I think not, but I have noticed several houses that recently sold for less than was paid a few years ago. Average sale price is still climbing nicely, especially in Riverside and Old Greenwich, but seeing a $50,000 markdown from a three-year-old sales price does concentrate the mind a bit.

On the other hand
Maria Ruggerberg, of this office, had a listing a month or so ago on Owenoke in Riverside. She convinced her sellers to let her place it into the multi-list system (a lot of people just hate having tons of strangers wander through their house) and, just as important, priced it at $2.595 million, a tad below what you might otherwise reach for. Result?
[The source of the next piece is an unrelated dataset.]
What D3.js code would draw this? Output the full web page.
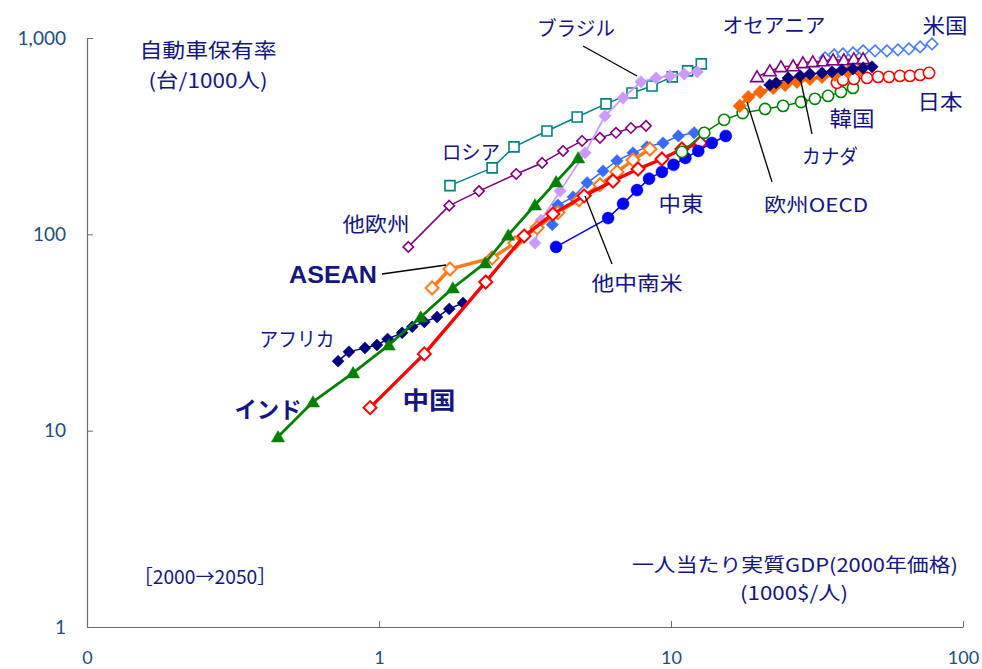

It came on the market on a Thursday, it received four full-price offers by Friday and on Monday the sellers’ lawyer had in hand a non-contingent contract for $2,743,000. The deal closed last week, showing that there’s nothing wrong with this market when the price is right and also, the power of exposing your house to the largest number of buyers possible. It didn’t hurt that the house was in great condition and showed beautifully.

Greenwich Schools
I was a bit taken aback recently when I learned that a friend’s kid had been dragooned into “translating” for two classmates who allegedly suffer from “selective mutism”. I’d never heard of such a disability and, struck by the odd coincidence that two unfortunate children in one small class should have the same affliction, I Googled the term.It’s the new PC term for what we called “shy”. Greenwich already has one of the highest percentage of “special ed” students in the country because sophisticated parents have figured out how to game the system and get their kids untimed SATs, tax-payer-provided tutors, and the like, but I wonder if any real good is going on here. I remember my first Moot Court experience, where, faced with arguing a hypothetical legal argument before six robed judges, my mouth dried up and my brain turned to mush. The solution turned out to be not relying on a brighter student to speak for me but to repeat the process a number of times until I could think and speak on my feet. At some point, every kid will have to do the same thing and I’d suggest that process start early.